Central African Republic’s presidential and parliamentary elections next month may deepen the crisis in the diamond-producing country as armed militias occupy large areas and as much as a fifth of the population won’t be able to vote. The capital, Bangui, is facing the worst outbreak of violence since early 2014 after the murder of a Muslim taxi driver in September triggered revenge attacks in which about 100 people were killed, according to the government. The army has disintegrated, while armed groups have partitioned the nation of 5 million people and battle to control the gold and diamond trade. “The country is in pieces,” the Brussels-based International Crisis Group said in a report. “It’s a recipe for disaster,” Tatiana Carayannis, deputy director of the Conflict Prevention and Peace Forum, which advises the United Nations, said by phone from New York.
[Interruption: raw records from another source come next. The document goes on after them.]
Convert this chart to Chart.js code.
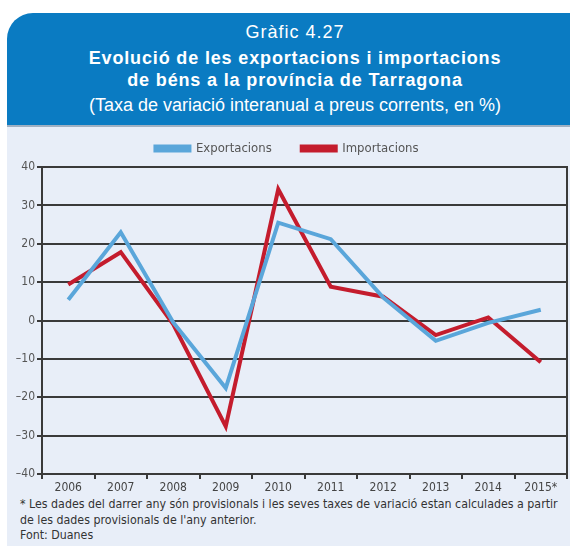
<!DOCTYPE html>
<html>
<head>
<meta charset="utf-8">
<script src="https://cdn.jsdelivr.net/npm/chart.js@4/dist/chart.umd.min.js"></script>
<style>
    body { margin: 0; width: 570px; height: 546px; background: #fff; position: relative; overflow: hidden; }
    #header {
        position: absolute; left: 7px; top: 13px; width: 563px; height: 112px;
        background: #0a7bc2; border-top-left-radius: 26px; color: #fff;
        font-family: 'Liberation Sans', Arial, sans-serif; text-align: center;
        border-bottom: 2px solid #9fb0c2;
    }
    #header div { position: absolute; left: 13px; right: 0; font-size: 18px; line-height: 18px; white-space: nowrap; }
    #panel { position: absolute; left: 7px; top: 127px; width: 563px; height: 419px; background: #e8eef8; }
    #chartBox { position: absolute; left: 7px; top: 112px; width: 563px; height: 385px; }
    #note {
        position: absolute; left: 20px; top: 497px; width: 548px;
        font-family: 'DejaVu Sans Condensed', Arial, sans-serif;
        font-size: 12.3px; line-height: 15.5px; color: #333;
    }
</style>
</head>
<body>
<div id="header">
    <div style="top: 10px; letter-spacing: 1px;">Gràfic 4.27</div>
    <div style="top: 36px; font-weight: bold; letter-spacing: 0.85px;">Evolució de les exportacions i importacions</div>
    <div style="top: 58px; font-weight: bold; letter-spacing: 0.85px;">de béns a la província de Tarragona</div>
    <div style="top: 83px;">(Taxa de variació interanual a preus corrents, en %)</div>
</div>
<div id="panel"></div>
<div id="chartBox"><canvas id="tradeChart"></canvas></div>
<div id="note">
    * Les dades del darrer any són provisionals i les seves taxes de variació estan calculades a partir<br>
    de les dades provisionals de l'any anterior.<br>
    Font: Duanes
</div>
<script>
// dades llegides del gràfic
const years = ['2006', '2007', '2008', '2009', '2010', '2011', '2012', '2013', '2014', '2015*'];
const exportacions = [5.4, 23, -0.5, -17.6, 25.5, 21.2, 6, -5.3, -0.6, 2.8];
const importacions = [9.4, 17.8, -1, -27.6, 34.2, 8.8, 6.2, -3.8, 0.8, -10.9];
const yTicks = [-40, -30, -20, -10, 0, 10, 20, 30, 40];

const narrowFont = "'DejaVu Sans Condensed', Arial, sans-serif";
const axisColor = '#3a3a3a';

// alçada fixa de la llegenda perquè l'àrea del gràfic comenci on toca
const legendHeight = {
    id: 'legendHeight',
    beforeLayout: function (chart) {
        const legend = chart.legend;
        if (legend && !legend._fixedFit) {
            const baseFit = legend.fit;
            legend.fit = function () {
                baseFit.call(this);
                this.height = 55;
            };
            legend._fixedFit = true;
        }
    }
};

const ctx = document.getElementById('tradeChart');

new Chart(ctx, {
    type: 'line',
    data: {
        labels: years,
        datasets: [
            {
                label: 'Exportacions',
                data: exportacions,
                borderColor: '#5aa6da',
                backgroundColor: '#5aa6da',
                borderWidth: 4,
                tension: 0,
                pointRadius: 0
            },
            {
                label: 'Importacions',
                data: importacions,
                borderColor: '#c41c2d',
                backgroundColor: '#c41c2d',
                borderWidth: 4,
                tension: 0,
                pointRadius: 0
            }
        ]
    },
    plugins: [legendHeight],
    options: {
        responsive: true,
        maintainAspectRatio: false,
        animation: false,
        layout: {
            padding: { top: 0, right: 3, bottom: 0, left: 0 }
        },
        plugins: {
            tooltip: { enabled: false },
            legend: {
                display: true,
                position: 'top',
                labels: {
                    color: '#555',
                    font: { size: 13, family: narrowFont },
                    boxWidth: 34,
                    boxHeight: 4,
                    padding: 30
                }
            }
        },
        scales: {
            x: {
                offset: true,
                afterFit: function (scale) { scale.height = 23; },
                grid: {
                    offset: true,
                    drawOnChartArea: false,
                    drawTicks: true,
                    tickLength: 5,
                    color: axisColor,
                    lineWidth: 2
                },
                border: { display: true, color: axisColor, width: 2 },
                ticks: {
                    color: '#444',
                    padding: 2,
                    maxRotation: 0,
                    font: { size: 12, family: narrowFont }
                }
            },
            y: {
                min: -40,
                max: 40,
                afterFit: function (scale) { scale.width = 35; },
                afterBuildTicks: function (scale) {
                    scale.ticks = yTicks.map(v => ({ value: v }));
                },
                grid: {
                    color: axisColor,
                    lineWidth: 2,
                    drawTicks: true,
                    tickLength: 5
                },
                border: { display: true, color: axisColor, width: 2 },
                ticks: {
                    color: '#555',
                    padding: 2,
                    font: { size: 12, family: narrowFont },
                    callback: function (value) {
                        return String(value).replace('-', '\u2013');
                    }
                }
            },
            yRight: {
                position: 'right',
                min: -40,
                max: 40,
                afterFit: function (scale) { scale.width = 0; },
                grid: { display: false, drawTicks: false },
                border: { display: true, color: axisColor, width: 2 },
                ticks: { display: false }
            }
        }
    }
});
</script>
</body>
</html>
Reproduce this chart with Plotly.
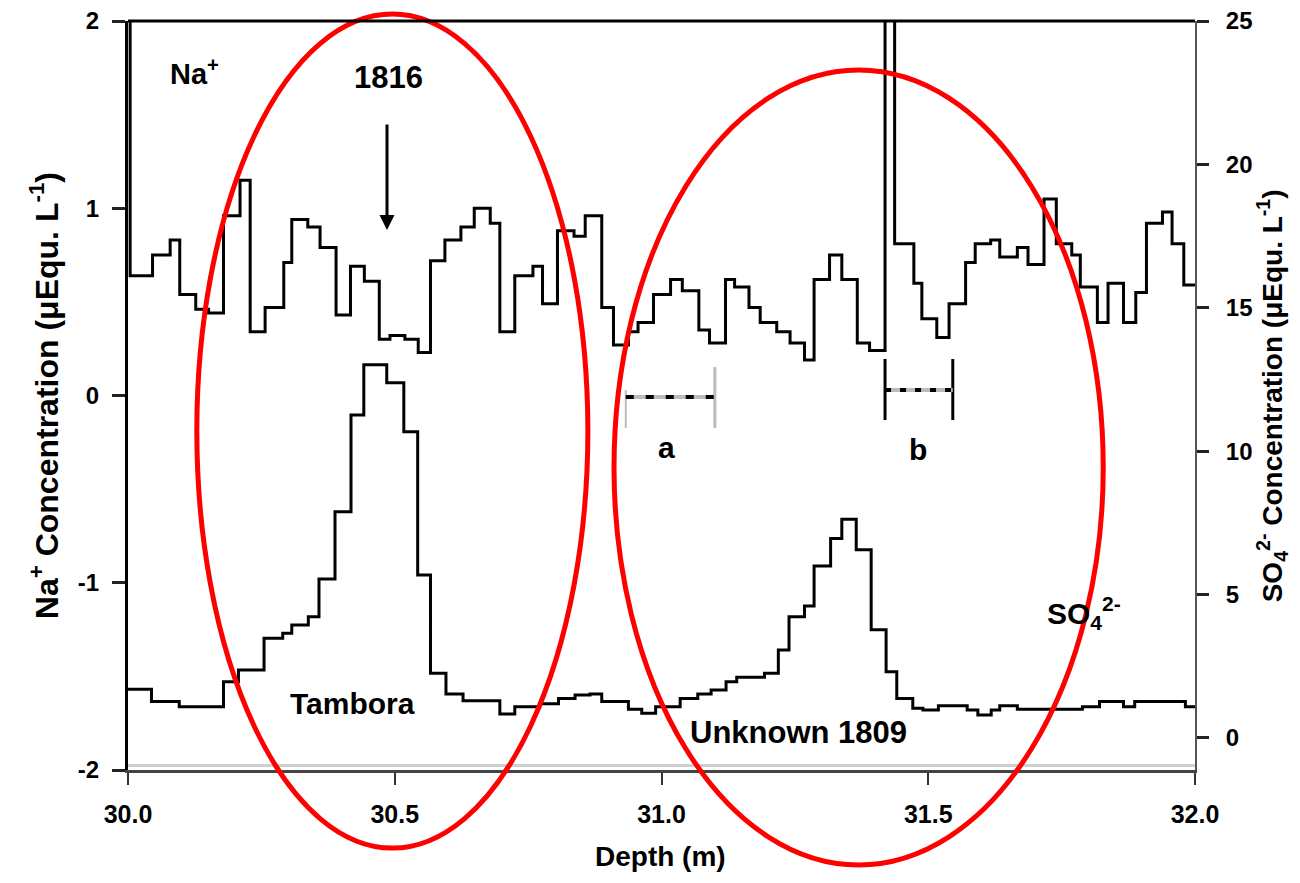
import plotly.graph_objects as go

# ---------------- data ----------------
# Na+ step series (left axis): left edges of each sample interval (m) + final edge
na_edges = [30.000, 30.004, 30.046, 30.079, 30.097, 30.127, 30.151, 30.179, 30.210, 30.229,
            30.257, 30.292, 30.307, 30.337, 30.360, 30.390, 30.417, 30.443, 30.471, 30.491,
            30.519, 30.544, 30.567, 30.594, 30.624, 30.649, 30.679, 30.697, 30.725, 30.759,
            30.777, 30.805, 30.836, 30.857, 30.888, 30.910, 30.938, 30.956, 30.985, 31.017,
            31.039, 31.070, 31.090, 31.120, 31.137, 31.164, 31.185, 31.216, 31.241, 31.268,
            31.286, 31.315, 31.338, 31.367, 31.390, 31.419, 31.437, 31.473, 31.488, 31.516,
            31.539, 31.570, 31.588, 31.617, 31.634, 31.667, 31.687, 31.717, 31.740, 31.769,
            31.785, 31.817, 31.837, 31.866, 31.889, 31.909, 31.939, 31.957, 31.979, 32.000]
na_values = [3.0, 0.64, 0.75, 0.83, 0.54, 0.46, 0.44, 0.96, 1.15, 0.34,
             0.47, 0.71, 0.94, 0.90, 0.79, 0.43, 0.69, 0.61, 0.30, 0.32,
             0.30, 0.23, 0.72, 0.83, 0.90, 1.00, 0.92, 0.34, 0.64, 0.69,
             0.49, 0.88, 0.85, 0.96, 0.47, 0.27, 0.34, 0.39, 0.54, 0.62,
             0.56, 0.35, 0.28, 0.62, 0.58, 0.47, 0.39, 0.34, 0.28, 0.19,
             0.62, 0.75, 0.62, 0.28, 0.24, 3.0, 0.81, 0.60, 0.41, 0.31,
             0.49, 0.71, 0.81, 0.83, 0.74, 0.79, 0.70, 1.05, 0.81, 0.75,
             0.58, 0.39, 0.60, 0.39, 0.55, 0.92, 0.98, 0.81, 0.59]

# SO4 2- step series (right axis)
so4_edges = [30.000, 30.044, 30.096, 30.179, 30.207, 30.255, 30.290, 30.307, 30.338, 30.358,
             30.388, 30.418, 30.442, 30.485, 30.517, 30.543, 30.567, 30.596, 30.628, 30.697,
             30.725, 30.772, 30.807, 30.838, 30.866, 30.888, 30.938, 30.963, 30.989, 31.035,
             31.068, 31.093, 31.121, 31.141, 31.193, 31.219, 31.239, 31.268, 31.286, 31.317,
             31.338, 31.365, 31.393, 31.421, 31.441, 31.471, 31.490, 31.519, 31.573, 31.593,
             31.618, 31.634, 31.667, 31.789, 31.821, 31.866, 31.887, 31.982, 32.000]
so4_values = [1.70, 1.27, 1.09, 1.96, 2.37, 3.48, 3.65, 3.94, 4.23, 5.54,
              7.89, 11.26, 13.01, 12.39, 10.68, 5.68, 2.26, 1.53, 1.30, 0.84,
              1.09, 1.19, 1.38, 1.50, 1.53, 1.27, 1.00, 0.86, 1.09, 1.38,
              1.53, 1.67, 1.96, 2.12, 2.26, 3.07, 4.23, 4.60, 6.00, 6.96,
              7.63, 6.56, 3.77, 2.31, 1.38, 1.04, 0.98, 1.12, 0.98, 0.80,
              0.98, 1.12, 1.00, 1.09, 1.27, 1.09, 1.27, 1.09]

x_ticks = [30.0, 30.5, 31.0, 31.5, 32.0]
x_ticktext = ["30.0", "30.5", "31.0", "31.5", "32.0"]
y_ticks = [2, 1, 0, -1, -2]
y_ticktext = ["2", "1", "0", "-1", "-2"]
y2_ticks = [25, 20, 15, 10, 5, 0]
y2_ticktext = ["25", "20", "15", "10", "5", "0"]

X_RANGE = [30.0, 32.0]
Y_RANGE = [-2.0, 2.0]
Y2_RANGE = [-1.116, 25.0]

FONT = "Liberation Sans, Arial, sans-serif"

fig = go.Figure()
fig.add_trace(go.Scatter(
    x=na_edges, y=na_values + [na_values[-1]], mode="lines",
    line=dict(shape="hv", color="black", width=3), yaxis="y", showlegend=False))
fig.add_trace(go.Scatter(
    x=so4_edges, y=so4_values + [so4_values[-1]], mode="lines",
    line=dict(shape="hv", color="black", width=3), yaxis="y2", showlegend=False))


def px(d):
    return (d - X_RANGE[0]) / (X_RANGE[1] - X_RANGE[0])


def py(v):
    return (v - Y_RANGE[0]) / (Y_RANGE[1] - Y_RANGE[0])


shapes = []
# red ellipses (extend outside plot area -> paper refs)
for (d0, d1, v0, v1) in [(30.129, 30.862, -2.417, 2.037), (30.911, 31.828, -2.507, 1.738)]:
    shapes.append(dict(type="circle", xref="paper", yref="paper",
                       x0=px(d0), x1=px(d1), y0=py(v0), y1=py(v1),
                       line=dict(color="#ff0000", width=5), layer="above"))
# top frame line
shapes.append(dict(type="line", xref="paper", yref="paper", x0=0, x1=1, y0=1, y1=1,
                   line=dict(color="black", width=3)))
# light shadow above x axis
shapes.append(dict(type="line", xref="paper", yref="paper", x0=0, x1=1, y0=0.006, y1=0.006,
                   line=dict(color="#d0d0d0", width=3), layer="below"))

# measurement markers a and b
shapes += [
    dict(type="line", xref="x", yref="y", x0=30.933, x1=30.933, y0=-0.173, y1=0.029,
         line=dict(color="#bbbbbb", width=2)),
    dict(type="line", xref="x", yref="y", x0=31.100, x1=31.100, y0=-0.173, y1=0.152,
         line=dict(color="#bbbbbb", width=3)),
    dict(type="line", xref="x", yref="y", x0=30.933, x1=31.100, y0=-0.008, y1=-0.008,
         line=dict(color="#bbbbbb", width=4)),
    dict(type="line", xref="x", yref="y", x0=30.933, x1=31.100, y0=-0.008, y1=-0.008,
         line=dict(color="black", width=4, dash="8px,12px")),
    dict(type="line", xref="x", yref="y", x0=31.419, x1=31.419, y0=-0.131, y1=0.195,
         line=dict(color="black", width=3)),
    dict(type="line", xref="x", yref="y", x0=31.546, x1=31.546, y0=-0.131, y1=0.195,
         line=dict(color="black", width=3)),
    dict(type="line", xref="x", yref="y", x0=31.419, x1=31.546, y0=0.029, y1=0.029,
         line=dict(color="#bbbbbb", width=4)),
    dict(type="line", xref="x", yref="y", x0=31.419, x1=31.546, y0=0.029, y1=0.029,
         line=dict(color="black", width=4, dash="6px,9px")),
]


def f(size):
    return dict(family=FONT, size=size, color="black", weight="bold")


annotations = [
    dict(x=30.124, y=1.728, xref="x", yref="y", text="Na<sup>+</sup>", showarrow=False,
         font=f(29), xanchor="center", yanchor="middle"),
    dict(x=30.489, y=1.70, xref="x", yref="y", text="1816", showarrow=False,
         font=f(31), xanchor="center", yanchor="middle"),
    dict(x=30.4855, y=0.884, xref="x", yref="y", ax=30.4855, ay=1.455, axref="x", ayref="y",
         text="", showarrow=True, arrowhead=2, arrowsize=1, arrowwidth=3, arrowcolor="black"),
    dict(x=31.010, y=-0.28, xref="x", yref="y", text="a", showarrow=False,
         font=f(30), xanchor="center", yanchor="middle"),
    dict(x=31.481, y=-0.29, xref="x", yref="y", text="b", showarrow=False,
         font=f(30), xanchor="center", yanchor="middle"),
    dict(x=30.420, y=-1.645, xref="x", yref="y", text="Tambora", showarrow=False,
         font=f(30), xanchor="center", yanchor="middle"),
    dict(x=31.256, y=-1.80, xref="x", yref="y", text="Unknown 1809", showarrow=False,
         font=f(31), xanchor="center", yanchor="middle"),
    dict(x=31.719, y=-1.16, xref="x", yref="y", text="SO<sub>4</sub><sup>2-</sup>",
         showarrow=False, font=f(30), xanchor="left", yanchor="middle"),
    # axis titles
    dict(x=-0.079, y=0.5, xref="paper", yref="paper",
         text="Na<sup>+</sup> Concentration (μEqu. L<sup>-1</sup>)", textangle=-90,
         showarrow=False, font=f(32), xanchor="center", yanchor="middle"),
    dict(x=1.072, y=0.5, xref="paper", yref="paper",
         text="SO<sub>4</sub><sup>2-</sup> Concentration (μEqu. L<sup>-1</sup>)", textangle=-90,
         showarrow=False, font=f(28), xanchor="center", yanchor="middle"),
    dict(x=0.4986, y=-0.116, xref="paper", yref="paper", text="Depth (m)",
         showarrow=False, font=f(28), xanchor="center", yanchor="middle"),
]

fig.update_layout(
    width=1300, height=883,
    margin=dict(l=120, r=113, t=13, b=121, autoexpand=False),
    paper_bgcolor="white", plot_bgcolor="white",
    font=dict(family=FONT, color="black"),
    showlegend=False,
    xaxis=dict(range=X_RANGE, tickvals=x_ticks, ticktext=x_ticktext, showgrid=False,
               zeroline=False, showline=True, linecolor="#444444", linewidth=3,
               ticks="outside", ticklen=12, tickwidth=2, tickcolor="#333333",
               tickfont=f(25), ticklabelstandoff=8, ticklabeloverflow="allow",
               automargin=False),
    yaxis=dict(range=Y_RANGE, tickvals=y_ticks, ticktext=y_ticktext, showgrid=False,
               zeroline=False, showline=True, linecolor="black", linewidth=3,
               ticks="outside", ticklen=13, tickwidth=3, tickcolor="#222222",
               tickfont=f(24), ticklabelstandoff=8, ticklabeloverflow="allow",
               automargin=False),
    yaxis2=dict(range=Y2_RANGE, tickvals=y2_ticks, ticktext=y2_ticktext, overlaying="y",
                side="right", showgrid=False, zeroline=False, showline=True,
                linecolor="#555555", linewidth=2, ticks="outside", ticklen=12, tickwidth=3,
                tickcolor="#222222", tickfont=f(24), ticklabelstandoff=12,
                ticklabeloverflow="allow", automargin=False),
    shapes=shapes,
    annotations=annotations,
)

fig.write_html("out.html")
“You have about half a million refugees, you’ve got a sectarian conflict, you have armed groups, and a United Nations presence that is supposed to help run the election but seen by most sides as partial.”
Pope Francis plans to visit a refugee camp in Bangui on Nov. 29, the first-ever visit to the country by a pontiff. He’ll find a nation that’s been gripped by violence since mainly Muslim rebels overthrew President Francois Bozize in March 2013. The takeover was marked by the widespread killing of civilians, prompting Christians to set up a rival militia known as anti-balaka.
The election is scheduled for Dec. 27, four days before a transitional administration appointed last year is due to end. Two earlier deadlines to hold a vote this year were missed. The UN has more than 10,000 soldiers and police in the country, while former colonial ruler France deployed 1,200 troops last year to help end the bloodshed.